I have NO IDEA why this was on my clipboard...
Here is what i need you to do...
Step off the train, bus, or subway at the central hub of your city. You are looking for its heart—the place where streets converge, where neon glows brightest, where the energy is thick in the air. Stop for a moment. Absorb the movement around you: the rush of pedestrians, the scent of food from street vendors, the hum of distant music and car horns. Let yourself feel small in the vastness.
Tilt your head back and scan the skyline. Ignore the familiar structures; seek out the one that disappears into the sky, the one that makes your breath catch. This is where you’re going. If you don’t already know the name, ask a local or search quickly on your phone. Find out how to get there. Walk if you can—experience the shift in the city's pulse as you move closer.
When you arrive, step inside with quiet confidence. If there’s an observation deck, buy a ticket without hesitation. If it’s an office tower, find the public-access floors and take the highest elevator you can. You are not here for hesitation or second-guessing. You are here to climb.
At the highest floor accessible by elevator, stop. Breathe. The climb begins now. Locate the stairwell. If it’s locked, check for another way—some rooftops are meant to be reached. If needed, ask someone who works there if there's an open-air space. Sometimes, persistence finds a way.
Step onto the stairs. Begin your ascent.

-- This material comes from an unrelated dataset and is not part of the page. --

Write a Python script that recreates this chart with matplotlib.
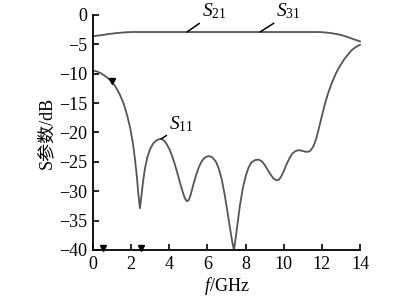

Feel the rhythm of your breath, the pull in your legs, the steady push upward. With each step, let go of something—an old regret, a lingering doubt, a weight you’ve carried too long. Higher and higher. The city fades behind you, becomes something distant, something beneath you.
When you push open the final door, the wind will hit you first. Let it. Step onto the rooftop, walk to the edge (safely, of course), and look out. The city is no longer a maze—you see it now as a whole, a living thing that stretches beyond you.
Close your eyes. Feel the altitude in your chest, the distance between you and the streets below. Take the deepest breath you’ve taken in years. Hold it. Then exhale, slowly. This is what you came for. Not the view, not the height—the perspective.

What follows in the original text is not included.